The head of the young earl of Derwent-water was exposed on Temple Bar in 1716. His wife drove in a cart under the the arch, and a man, hired for the purpose, threw the young earl’s head into the cart, that it might be decently buried—Sir Bernard Burke Mdlle. de Sombreuil, daughter of the Comte de Sombreuil, insisted on the sharing her father’s prison during the “Reign of Terror,” and in accompanying him to the guillotine.
DAUPHIN (Le Grand), Louis duc de Bourgoyne, eldest son of Louis XIV., for whom was published the Delphine Classics (1661-1711).
Dauphin (Le Petit), son of the “Grand Dauphin” (1682-1712).

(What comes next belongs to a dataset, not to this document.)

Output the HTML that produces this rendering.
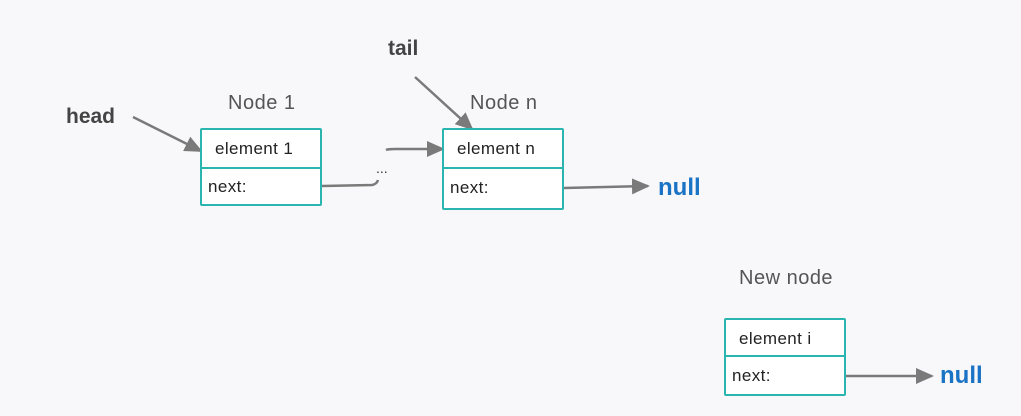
<!DOCTYPE html>
<html><head><style>
body{margin:0;width:1021px;height:416px;background:#f8f8fa;font-family:"Liberation Sans",sans-serif;position:relative;overflow:hidden}
.t{position:absolute;white-space:nowrap}
.box{position:absolute;width:118px;border:2px solid #2bb5b0;border-radius:2px;background:#fff}
.box div{font-size:17px;color:#222;letter-spacing:0.4px}
</style></head><body>
<svg width="1021" height="416" style="position:absolute;left:0;top:0">
<defs>
<marker id="b" markerWidth="18" markerHeight="16" refX="16" refY="8" orient="auto" markerUnits="userSpaceOnUse" viewBox="0 0 18 16"><path d="M0,0 L18,8 L0,16z" fill="#7a7a7a"/></marker></defs>
<g stroke="#7a7a7a" stroke-width="2.5" fill="none">
<line x1="133" y1="117" x2="201" y2="151" marker-end="url(#b)"/>
<line x1="415" y1="77" x2="472" y2="129" marker-end="url(#b)"/>
<path d="M322,186 L372,185 Q377,184 378,180"/>
<path d="M386,150 Q388,149 395,149 L443,149" marker-end="url(#b)"/>
<line x1="564" y1="188" x2="648" y2="186" marker-end="url(#b)"/>
<line x1="846" y1="376" x2="932" y2="376" marker-end="url(#b)"/>
</g></svg>
<div class="t" style="left:66px;top:105px;font-size:21px;font-weight:bold;color:#444">head</div>
<div class="t" style="left:388px;top:37px;font-size:21px;font-weight:bold;color:#444">tail</div>
<div class="t" style="left:228px;top:92px;font-size:20px;color:#555;letter-spacing:0.5px">Node 1</div>
<div class="t" style="left:470px;top:92px;font-size:20px;color:#555;letter-spacing:0.5px">Node n</div>
<div class="t" style="left:739px;top:267px;font-size:20px;color:#555;letter-spacing:0.5px">New node</div>
<div class="t" style="left:376px;top:160px;font-size:14px;color:#333">...</div>
<div class="t" style="left:658px;top:174px;font-size:24px;font-weight:bold;color:#1a73c4">null</div>
<div class="t" style="left:940px;top:362px;font-size:24px;font-weight:bold;color:#1a73c4">null</div>
<div class="box" style="left:200px;top:128px;height:74px">
<div style="height:37px;border-bottom:2px solid #2bb5b0;line-height:37px;padding-left:13px">element 1</div>
<div style="line-height:35px;padding-left:6px">next:</div></div>
<div class="box" style="left:442px;top:128px;height:78px">
<div style="height:37px;border-bottom:2px solid #2bb5b0;line-height:37px;padding-left:13px">element n</div>
<div style="line-height:37px;padding-left:6px">next:</div></div>
<div class="box" style="left:724px;top:318px;height:74px">
<div style="height:35px;border-bottom:2px solid #2bb5b0;line-height:37px;padding-left:13px">element i</div>
<div style="line-height:37px;padding-left:6px">next:</div></div>
</body></html>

DAURA, daughter of Armin. She was betrothed to Armar, son of Armart, Erath a rival lover having been rejected by her. One day, disguised as an old grey-beard, Erath told Daura that he was sent to conduct her to Armar, who was waiting for her. Without suspicion she followed her guide, who took her to a rock in the midst of the sea, and there left her. Her brother Arindal, returning from the chase, saw Erath on the shore, and bound him to an oak; then pushing off the boat, went to fetch back his sister. At this crisis Armar came up, and discharged his arrow at Erath; but the arrow struck Arindal, and killed him. “The boat broke in twain,” and Armar plunged into the sea to rescue his betrothed; but a “sudden blast from the hills struck him, and he sank to rise no more.” Daura was rescued by her father, but she haunted the shore all night in a drenching rain. Next day “her voice grew very feeble; it died away; and spent with grief, she expired.” Ossian, Songs of Selma.

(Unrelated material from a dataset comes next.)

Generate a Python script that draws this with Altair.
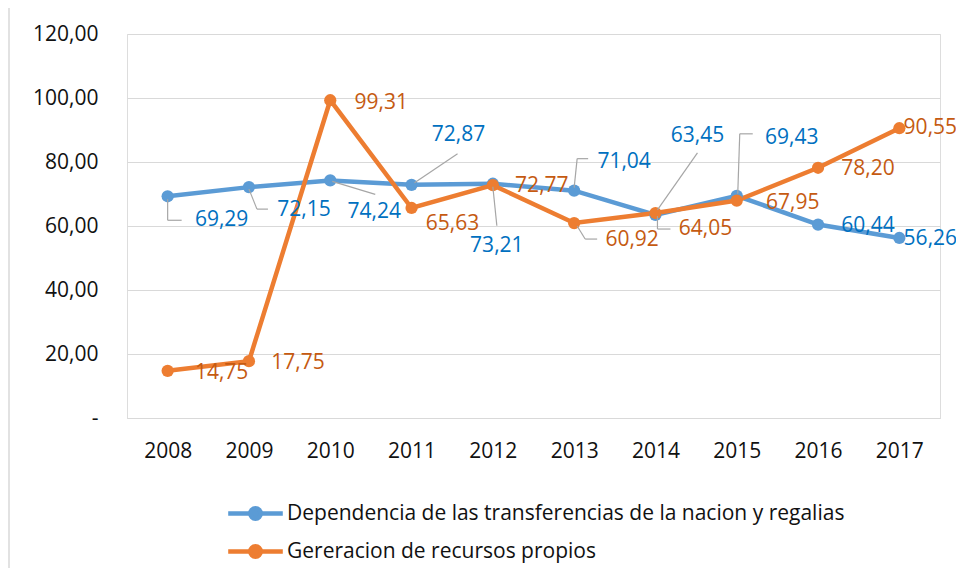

DAVENANT (Lord), a bigamist. One wife was Marianne Dormer, whom he forsook in three months. It was given out that he was dead, and Marianne in time married Lord Davenant’s son. His other wife was Louisa Travers, who was engaged to Captain Dormer, but was told that the Captain was faithless and had married another. When the villainy of his lordship could be no longer concealed he destroyed himself.